Her illness revealed that was a lie. And living differently quickly revealed other lies—really, really unkind ones.
She said, “The biggest revelation for me was that I realized I can’t base my worth on my productivity any more. Pretty quickly [after I got sick], I had to decide if those standards were worth keeping. Because if they don’t apply to everybody, then the moment I said “Oh, I worked ten hours this week, I’m a good person,” then someone who could only work five hours, [which sometimes was me]—I’m saying they’re no longer a good person. I had to get either rid of those standards because there was no way to live up to them.”
Look, Hinnant cautioned me against glamorizing her experience. I know other people who live with chronic pain—I myself experienced it for nearly a year—and it’s scary, isolating, and, well, painful. I don’t want to portray her as footloose and fancy free, or unaffected by the severe limitations she lives with.
Still, as Hinnant pointed out, “You can live a perfectly happy life and only work five to ten hours a week.” It’s worth mentioning that there have also been many surveys done of disabled people’s quality of life, and after controlling for stuff like poverty or pain, their life satisfaction is not measurably different than the able-bodied—sometimes, it’s even higher.
Disability is not the real sickness, in other words. The real sickness is the idea that we need to be doing, producing, working in order to justify our existence.
It’s been four years, and I still can’t get Hinnant’s testimony out of my head. And now that I realize I’ve had a serious developmental disability all these years, one that indeed made full time work incredibly stressful—my fascination makes a lot more sense.
But it isn’t just stress I avoided by staying home. I think I avoided shortening my life.
And if that’s true for me, a wealthy white woman with good access to health care, how much truer is that of people of color, and/or those who are poor?

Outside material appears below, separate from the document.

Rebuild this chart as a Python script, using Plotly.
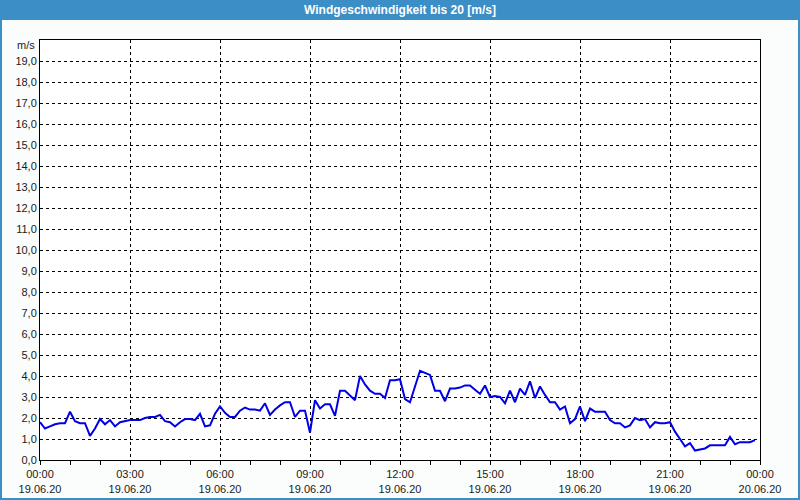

Trauma affects our physical bodies in tangible, terrible ways. And our system gives people no time to heal from it. We assume survivors can just bounce back, or act as if nothing happened. That to take time off is to be lazy, or entitled, or precious.
Knowing the toll chronic stress puts on human beings leaves me no choice but to question our assumptions about how much work adults can do.
Because a LOT of people in our society have high ACES scores, especially those who are most marginalized. They are called lazy or entitled if they struggle to hold down jobs. And I am done pretending I’m somehow different than they are.
I think we should structure our society to share, so that everyone has spare hours to avoid dying young from trauma. And the first step to getting there is for each of us to start questioning the link between our work and our self-worth. Then, we need to begin radically, lovingly, transgressively, living a different way. And we need to live that way loudly to make space for the simple truth a forty-hour work week is not always doable.